Space exploration and astronomy are arresting subjects. It’s certainly interesting seeing pictures from the edge of the universe. It was fun watching the Great Red Spot swirling about in Jupiter’s poisonous soup. But my mother just lost a lifelong friend to an incurable illness. Where on earth do our priorities lie?
Lifeless on Mars
Photographs captured on other planets are the most expensive in history. This is Mars of course, an endless rocky desert as lifeless as a prehistoric fossil, but even so our scientists are spending huge sums primarily to discover just how dead it really is. This is part of a composite image of Victoria Crater taken by NASA’s Mars Exploration Rover Opportunity. The far side of the crater is about half a mile away. At one time there were a couple of these machines beavering away in the iron-red dust. To date each cost around $400 million to develop, test, build, deploy and utilise. Naturally, being unique to the mission, the digital cameras on each Rover don’t come cheap. Due to the extreme conditions they don’t have mechanical shutters, adjustable apertures or delicate focussing mechanisms. Each camera has a 12x12mm 1MP CCD sensor that delivers high quality images.
 “The Space Shuttle is the most effective device known to man for destroying dollar bills” (congressman Dana Rohrabacher).
 It’s worrying that someone in such a position of authority as Paine should fantasise about getting to Mars as early as 1983. Today such a mission would cost countless $billions. If it never happens (which is probable) $10s millions will ultimately be wasted in R&D.
 In November 2008 spacewalker Heidemarie Stefanyshyn-Piper let a tool bag float off into space. “Despite my little hiccup, or major hiccup, I think we did a good job out there,” she said.

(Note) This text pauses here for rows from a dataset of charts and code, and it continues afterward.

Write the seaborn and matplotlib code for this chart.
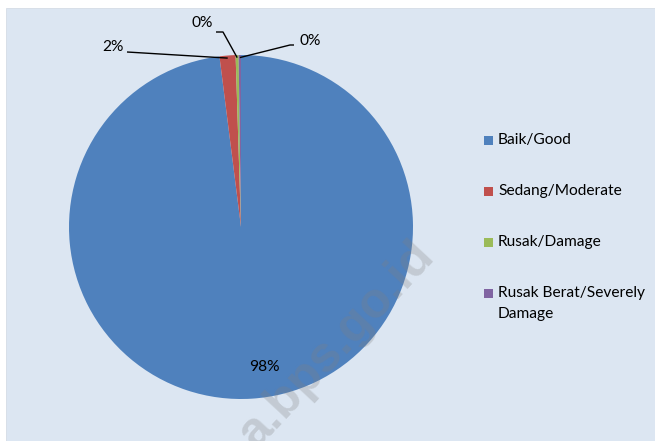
import matplotlib
matplotlib.use("Agg")
import matplotlib.pyplot as plt
from matplotlib.patches import Rectangle
import numpy as np
import seaborn as sns

sns.set_theme(style="white")
plt.rcParams["font.family"] = ["Lato", "DejaVu Sans"]

# Condition of roads (share of total length, %)
categories = ["Baik/Good", "Sedang/Moderate", "Rusak/Damage", "Rusak Berat/Severely\nDamage"]
shares = [98.0, 1.5, 0.28, 0.22]
colors = ["#4f81bd", "#c0504d", "#9bbb59", "#8064a2"]

W, H = 655, 441
BG = "#dce6f2"

fig = plt.figure(figsize=(W / 100, H / 100), dpi=100)
fig.patch.set_facecolor("white")
fig.add_artist(Rectangle((6 / W, 0), 1 - 6 / W, (H - 8) / H,
                         transform=fig.transFigure, facecolor=BG,
                         edgecolor="#d0d8e2", lw=0.5, zorder=0))

# pie area: centre (241, 227) px, radius 172 px
cx, cy, r = 241, 227, 172
ax = fig.add_axes([(cx - r) / W, (H - cy - r) / H, 2 * r / W, 2 * r / H])
ax.set_facecolor("none")
wedges, _ = ax.pie(shares, colors=colors, startangle=90, counterclock=False,
                   radius=1.0, wedgeprops=dict(linewidth=0))
ax.set_xlim(-1, 1)
ax.set_ylim(-1, 1)
ax.set_aspect("equal")
ax.axis("off")


def px(x, y):
    """pixel position -> data coordinates of the pie axes"""
    return (x - cx) / r, (cy - y) / r


def mid_point(w, rad=1.0):
    a = np.deg2rad((w.theta1 + w.theta2) / 2)
    return rad * np.cos(a), rad * np.sin(a)


pct = [f"{round(s):.0f}%" for s in shares]
fs = 11.2

# label inside the large slice
ax.text(*px(264, 367), pct[0], ha="center", va="center", fontsize=fs, color="black")

# labels with leader lines for the thin slices
label_pos = [None, px(113, 47), px(202, 23), px(310, 41)]
leader_path = [None,
               [px(127, 52)],
               [px(216, 32), px(223, 32)],
               [px(294, 45), px(290, 45)]]
for i in (1, 2, 3):
    ax.text(*label_pos[i], pct[i], ha="center", va="center", fontsize=fs,
            color="black", clip_on=False)
    pts = leader_path[i] + [mid_point(wedges[i], 0.985)]
    xs, ys = zip(*pts)
    ax.plot(xs, ys, color="black", lw=1.0, clip_on=False, solid_capstyle="butt")

# legend
rows = [140, 191, 242, 293]
for lab, col, yc in zip(categories, colors, rows):
    fig.add_artist(Rectangle((484 / W, (H - yc - 4.5) / H), 9 / W, 9 / H,
                             transform=fig.transFigure, facecolor=col, edgecolor="none"))
    fig.text(498 / W, (H - yc) / H, lab.split("\n")[0], ha="left", va="center",
             fontsize=fs, color="black")
    if "\n" in lab:
        fig.text(498 / W, (H - yc - 21) / H, lab.split("\n")[1], ha="left",
                 va="center", fontsize=fs, color="black")

# faint site watermark
fig.text(436 / W, (H - 257) / H, "a.bps.go.id", ha="right", va="baseline",
         rotation=47, rotation_mode="anchor", fontsize=36, fontweight="bold",
         family="Liberation Sans", color="#808080", alpha=0.27, zorder=10)

fig.savefig("out.png", dpi=100)
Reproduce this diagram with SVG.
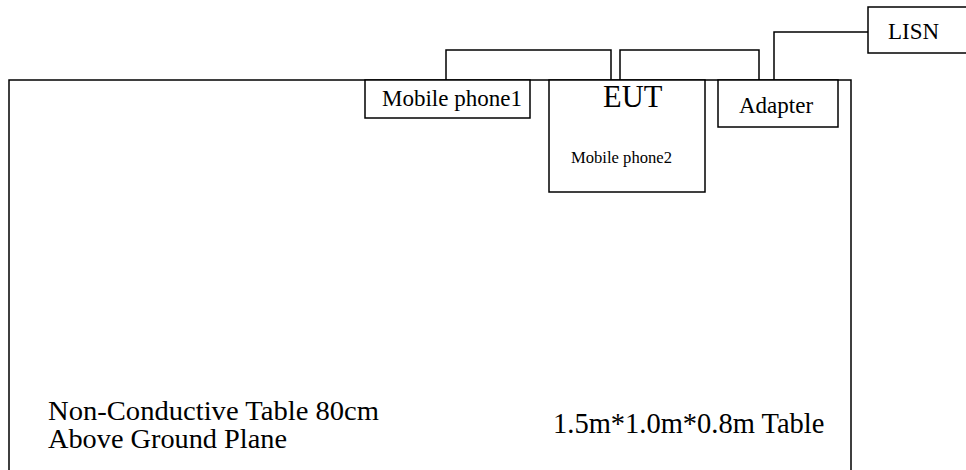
<svg xmlns="http://www.w3.org/2000/svg" width="966" height="470" viewBox="0 0 966 470">
<style>
.b{fill:#fff;stroke:#000;stroke-width:1.5}
.w{fill:none;stroke:#000;stroke-width:1.5}
text{font-family:"Liberation Serif","Times New Roman",serif;fill:#000}
</style>
<rect width="966" height="470" fill="#fff"/>
<g id="table">
<path class="w" d="M9,472 V80 H851 V472"/>
<text x="48" y="420" font-size="27" textLength="331" lengthAdjust="spacingAndGlyphs">Non-Conductive Table 80cm</text>
<text x="48" y="448" font-size="27" textLength="239" lengthAdjust="spacingAndGlyphs">Above Ground Plane</text>
<text x="553" y="433" font-size="28.5">1.5m*1.0m*0.8m Table</text>
</g>
<g id="connectors">
<path class="w" d="M446,80 V50 H611 V80"/>
<path class="w" d="M620,80 V50 H759 V80"/>
<path class="w" d="M774,80 V32 H870"/>
</g>
<g id="mobile1">
<rect class="b" x="365" y="80" width="165" height="38"/>
<text x="382" y="106" font-size="23">Mobile phone1</text>
</g>
<g id="eut">
<rect class="b" x="549" y="80" width="156" height="112"/>
<text x="603" y="107" font-size="30.5">EUT</text>
<text x="571" y="163" font-size="16.6">Mobile phone2</text>
</g>
<g id="adapter">
<rect class="b" x="718" y="80" width="120" height="47"/>
<text x="739" y="113" font-size="23">Adapter</text>
</g>
<g id="lisn">
<rect class="b" x="868" y="7" width="100" height="46"/>
<text x="888" y="39" font-size="23">LISN</text>
</g>
</svg>
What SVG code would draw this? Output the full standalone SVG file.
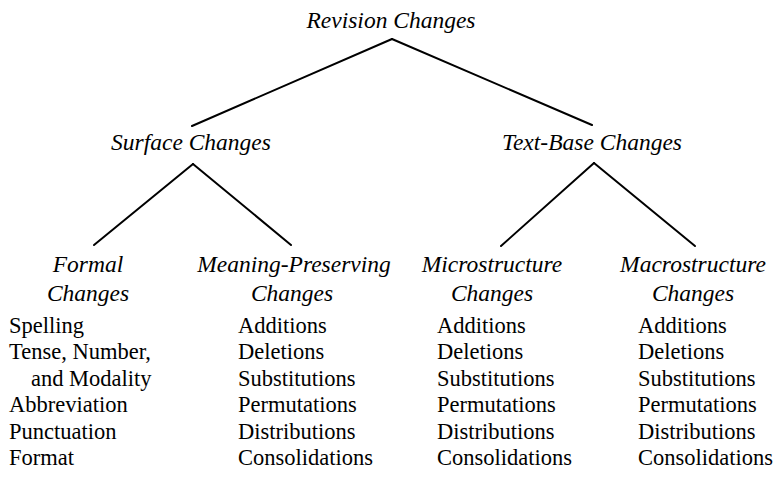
<svg xmlns="http://www.w3.org/2000/svg" width="778" height="479" viewBox="0 0 778 479">
<style>
.h{font-family:"Liberation Serif","Times New Roman",serif;font-style:italic;font-size:23.5px;fill:#000;text-anchor:middle}
.t{font-family:"Liberation Serif","Times New Roman",serif;font-size:22.5px;fill:#000}
.c line{stroke:#000;stroke-width:2;stroke-linecap:round}
</style>
<rect width="778" height="479" fill="#fff"/>
<g class="c" id="connectors">
<line x1="392" y1="39" x2="192" y2="126"/>
<line x1="392" y1="39" x2="592" y2="125"/>
<line x1="193" y1="164" x2="94" y2="245"/>
<line x1="193" y1="164" x2="291" y2="245"/>
<line x1="594" y1="163" x2="501" y2="246"/>
<line x1="594" y1="163" x2="695" y2="246"/>
</g>
<g id="revision"><text class="h" x="391" y="28">Revision Changes</text></g>
<g id="surface"><text class="h" x="191" y="150">Surface Changes</text></g>
<g id="textbase"><text class="h" x="592" y="150">Text-Base Changes</text></g>
<g id="formal">
<text class="h" x="88" y="272">Formal</text>
<text class="h" x="88" y="301">Changes</text>
<text class="t" x="9" y="333">Spelling</text>
<text class="t" x="9" y="359">Tense, Number,</text>
<text class="t" x="31" y="386">and Modality</text>
<text class="t" x="9" y="412">Abbreviation</text>
<text class="t" x="9" y="439">Punctuation</text>
<text class="t" x="9" y="465">Format</text>
</g>
<g id="meaning">
<text class="h" x="294" y="272">Meaning-Preserving</text>
<text class="h" x="292" y="301">Changes</text>
<text class="t" x="238" y="333">Additions</text>
<text class="t" x="238" y="359">Deletions</text>
<text class="t" x="238" y="386">Substitutions</text>
<text class="t" x="238" y="412">Permutations</text>
<text class="t" x="238" y="439">Distributions</text>
<text class="t" x="238" y="465">Consolidations</text>
</g>
<g id="micro">
<text class="h" x="492" y="272">Microstructure</text>
<text class="h" x="492" y="301">Changes</text>
<text class="t" x="437" y="333">Additions</text>
<text class="t" x="437" y="359">Deletions</text>
<text class="t" x="437" y="386">Substitutions</text>
<text class="t" x="437" y="412">Permutations</text>
<text class="t" x="437" y="439">Distributions</text>
<text class="t" x="437" y="465">Consolidations</text>
</g>
<g id="macro">
<text class="h" x="693" y="272">Macrostructure</text>
<text class="h" x="693" y="301">Changes</text>
<text class="t" x="638" y="333">Additions</text>
<text class="t" x="638" y="359">Deletions</text>
<text class="t" x="638" y="386">Substitutions</text>
<text class="t" x="638" y="412">Permutations</text>
<text class="t" x="638" y="439">Distributions</text>
<text class="t" x="638" y="465">Consolidations</text>
</g>
</svg>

 To date NASA (an agency of the United States government) has received over $430 billion (actual dollars) since it was established in 1958. It currently gets a staggering $17 billion each year from the United States federal budget. Its percentage of the overall budget is low, a fact used by many supporters of space sciences and exploration to justify the expense. But, inevitably, they present the stats in a way that serves their bias. It’s a colossal government budget to start with. Emphasising NASA’s .7% share can never mask the fact that annually it soaks up a stupendous amount of public money.